Lexy started all of her classes with the same icebreaker activity, which she conducted in the process of taking roll. She had her students write down three statements about themselves, two of them true and one a lie. Every student would read his or her statements and the rest of the class would try to determine which one was false. This Introduction to Literature class was relatively small, so she expected to be able to dismiss the students early. That was good since she hadn’t had a chance to eat lunch yet and her stomach was rumbling.
“Jenna Adams?” she asked, reading from the roster.
A young bottle-blonde in the front row giggled as she read her statements. “I have two brothers. I’m sixteen. I just moved to Florida two months ago.”
Lexy liked this activity because she could easily determine who the class clowns would be.
“Sixteen?” piped up a boy with a mohawk that was streaked fire truck red. “Watch out for her, guys. Statutory rape!”
And there’s the first one, Lexy thought.
Lexy saw Anna roll her eyes at Red Mohawk’s comment. She was about to offer a firm response when a pretty Hispanic student wearing a tight shirt that showed her midriff raised her expensively manicured hand and joined the discussion: “First of all, that’s totally offensive. And secondly, she can’t be sixteen and be enrolled in college.”
Jenna Adams smiled triumphantly. “I am sixteen! I’m dual enrollment.”

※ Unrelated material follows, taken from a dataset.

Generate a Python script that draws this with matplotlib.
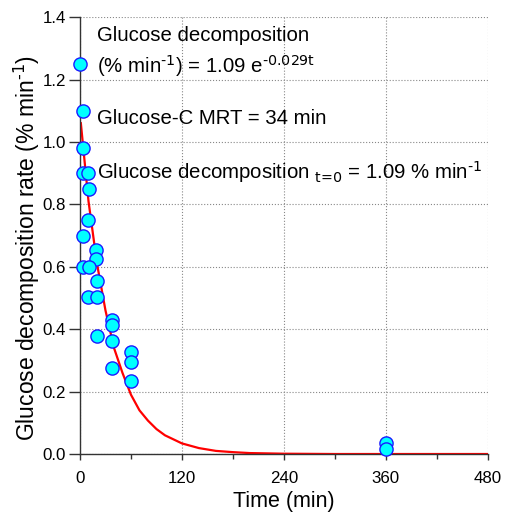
import matplotlib
matplotlib.use("Agg")
import matplotlib.pyplot as plt
from matplotlib.ticker import MultipleLocator

plt.rcParams['font.family'] = ['Liberation Sans', 'DejaVu Sans']
plt.rcParams['mathtext.default'] = 'regular'

# measured glucose decomposition rates (% min-1)
time_obs = [0, 4, 4, 3, 9, 10, 9, 4, 19, 19, 4, 10, 20, 9, 20, 20,
            38, 38, 38, 38, 60, 60, 60, 360, 360]
rate_obs = [1.25, 1.10, 0.98, 0.90, 0.90, 0.85, 0.75, 0.70, 0.654, 0.624,
            0.60, 0.60, 0.554, 0.502, 0.502, 0.378,
            0.429, 0.413, 0.363, 0.276, 0.326, 0.296, 0.235, 0.035, 0.016]

# fitted curve as drawn in the chart
time_fit = [1, 10, 20, 30, 40, 50, 60, 70, 80, 90, 100, 120, 140, 160, 180,
            200, 240, 300, 360, 420, 480]
rate_fit = [1.06, 0.81, 0.61, 0.46, 0.34, 0.26, 0.19, 0.14, 0.107, 0.08,
            0.06, 0.034, 0.019, 0.010, 0.006, 0.003, 0.001, 0.0, 0.0, 0.0, 0.0]

fig = plt.figure(figsize=(5.08, 5.14), dpi=100)
ax = fig.add_axes([0.1575, 0.1167, 0.8025, 0.85])

ax.plot(time_fit, rate_fit, color='red', lw=1.6, zorder=2)
ax.plot(time_obs, rate_obs, 'o', ms=9.5, mfc='#00FFFF', mec='#1a1aff',
        mew=1.0, clip_on=False, zorder=3)

ax.set_xlim(0, 480)
ax.set_ylim(0, 1.4)
ax.xaxis.set_major_locator(MultipleLocator(120))
ax.xaxis.set_minor_locator(MultipleLocator(60))
ax.yaxis.set_major_locator(MultipleLocator(0.2))
ax.yaxis.set_major_formatter(plt.FuncFormatter(lambda v, p: f"{v:.1f}"))

ax.grid(True, which='major', ls=':', color='#888888', lw=0.8)
ax.set_axisbelow(True)
for s in ['top', 'right']:
    ax.spines[s].set_visible(False)
for s in ['left', 'bottom']:
    ax.spines[s].set_color('#333333')
    ax.spines[s].set_linewidth(1.0)
ax.tick_params(which='major', direction='out', width=1,
               labelsize=12.2, color='#333333')
ax.tick_params(axis='x', which='major', length=4, pad=8)
ax.tick_params(axis='y', which='major', length=8, pad=2)
ax.tick_params(which='minor', direction='out', length=3.5, width=1,
               color='#333333')
ax.tick_params(axis='y', which='minor', left=False)

ax.set_xlabel('Time (min)', fontsize=15.5, labelpad=4)
ax.set_ylabel(r'Glucose decomposition rate (% min$^{\text{-1}}$)',
              fontsize=16.5)
ax.yaxis.set_label_coords(-0.093, 0.471)

fs = 14.7
ax.text(20, 1.342, 'Glucose decomposition', fontsize=fs, va='center')
ax.text(20, 1.243, r'(% min$^{\text{-1}}$) = 1.09 e$^{\text{-0.029t}}$',
        fontsize=fs, va='center')
ax.text(20, 1.076, 'Glucose-C MRT = 34 min', fontsize=fs, va='center')
ax.text(20, 0.903,
        r'Glucose decomposition $_{\text{t=0}}$ = 1.09 % min$^{\text{-1}}$',
        fontsize=fs, va='center')

fig.savefig('out.png', dpi=100)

Lexy had a poor opinion of dual enrollment students, although she would never confess that to her colleagues. Many DE students were too immature to acclimate to college life. She could tell that Jenna, with her binder filled with pictures of someone Lexy assumed to be her boyfriend and glittery stickers of puppies and flowers, was probably one of those students.
Jenna’s lie, as it turned out, was that she had three brothers rather than two. How imaginative! Clearly, grading this particular DE student’s assignments was going to be exhilarating.
The activity continued in much the same manner, punctuated by occasional interjections by Red Mohawk and another potential class clown: a student, possibly in his early thirties, with a buzz cut. Finally she reached the only familiar name on the roster. She smiled despite herself. “Anna Stevens?”